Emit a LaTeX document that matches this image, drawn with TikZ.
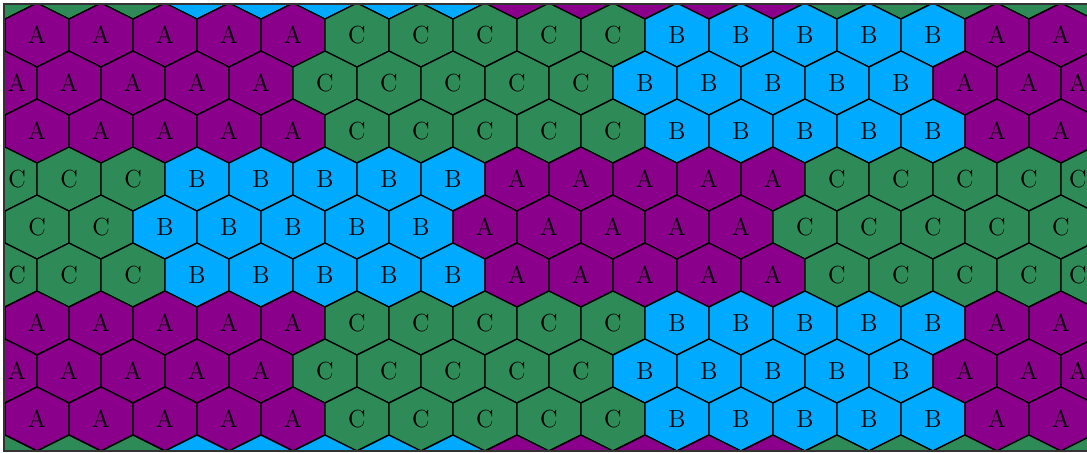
\documentclass[tikz,border=0pt]{standalone}
\usepackage{tikz}

\definecolor{hexA}{RGB}{139,0,139}
\definecolor{hexB}{RGB}{0,170,255}
\definecolor{hexC}{RGB}{46,139,87}

\begin{document}
\begin{tikzpicture}[
    x=0.5cm, y=0.5cm,
    cell/.style={draw=black, line width=0.6pt},
    lbl/.style={font=\fontsize{11}{13}\selectfont, inner sep=0pt},
    frame/.style={draw=black!80, line width=0.9pt}
]
\useasboundingbox (0,0) rectangle (33.97,-14.156);
\begin{scope}
\clip (0.125,-0.125) rectangle (35,-14.094);
% rows 0 and 10 only show as triangles along the top and bottom
\foreach \r in {0,...,10} {
  \pgfmathtruncatemacro{\t}{mod(floor((\r+2)/3),2)}
  \pgfmathtruncatemacro{\off}{15*(1-\t)}
  \pgfmathtruncatemacro{\js}{mod(\r,2)}
  \pgfmathtruncatemacro{\jn}{\js+2}
  \pgfmathsetmacro{\yc}{0.40625-1.5*\r}
  \foreach \j in {\js,\jn,...,34} {
    \pgfmathtruncatemacro{\k}{mod(floor((\j+\off)/10),3)}
    \pgfmathsetmacro{\l}{{"A","C","B"}[\k]}
    \pgfmathsetmacro{\xc}{0.15625+\j}
    \filldraw[cell, fill=hex\l] (\xc,\yc) ++(-1,0.5) -- ++(1,0.5) -- ++(1,-0.5)
      -- ++(0,-1) -- ++(-1,-0.5) -- ++(-1,0.5) -- cycle;
    \ifnum\r>0 \ifnum\r<10
      \pgfmathsetmacro{\dx}{\j==0 ? 0.375 : (\j==34 ? -0.47 : 0)}
      \node[lbl] (l-\r-\j) at (\xc+\dx,\yc) {\l};
    \fi\fi
  }
}
\end{scope}
\draw[frame] (35,-0.125) -- (0.125,-0.125) -- (0.125,-14.094) -- (35,-14.094);
\end{tikzpicture}
\end{document}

________

Set problem> Without the pictures, output the full listing exactly as it stands.

Final answer>
Emit a LaTeX document that matches this image, drawn with TikZ.
\documentclass[tikz,border=0pt]{standalone}
\usepackage{tikz}

\definecolor{hexA}{RGB}{139,0,139}
\definecolor{hexB}{RGB}{0,170,255}
\definecolor{hexC}{RGB}{46,139,87}

\begin{document}
\begin{tikzpicture}[
    x=0.5cm, y=0.5cm,
    cell/.style={draw=black, line width=0.6pt},
    lbl/.style={font=\fontsize{11}{13}\selectfont, inner sep=0pt},
    frame/.style={draw=black!80, line width=0.9pt}
]
\useasboundingbox (0,0) rectangle (33.97,-14.156);
\begin{scope}
\clip (0.125,-0.125) rectangle (35,-14.094);
% rows 0 and 10 only show as triangles along the top and bottom
\foreach \r in {0,...,10} {
  \pgfmathtruncatemacro{\t}{mod(floor((\r+2)/3),2)}
  \pgfmathtruncatemacro{\off}{15*(1-\t)}
  \pgfmathtruncatemacro{\js}{mod(\r,2)}
  \pgfmathtruncatemacro{\jn}{\js+2}
  \pgfmathsetmacro{\yc}{0.40625-1.5*\r}
  \foreach \j in {\js,\jn,...,34} {
    \pgfmathtruncatemacro{\k}{mod(floor((\j+\off)/10),3)}
    \pgfmathsetmacro{\l}{{"A","C","B"}[\k]}
    \pgfmathsetmacro{\xc}{0.15625+\j}
    \filldraw[cell, fill=hex\l] (\xc,\yc) ++(-1,0.5) -- ++(1,0.5) -- ++(1,-0.5)
      -- ++(0,-1) -- ++(-1,-0.5) -- ++(-1,0.5) -- cycle;
    \ifnum\r>0 \ifnum\r<10
      \pgfmathsetmacro{\dx}{\j==0 ? 0.375 : (\j==34 ? -0.47 : 0)}
      \node[lbl] (l-\r-\j) at (\xc+\dx,\yc) {\l};
    \fi\fi
  }
}
\end{scope}
\draw[frame] (35,-0.125) -- (0.125,-0.125) -- (0.125,-14.094) -- (35,-14.094);
\end{tikzpicture}
\end{document}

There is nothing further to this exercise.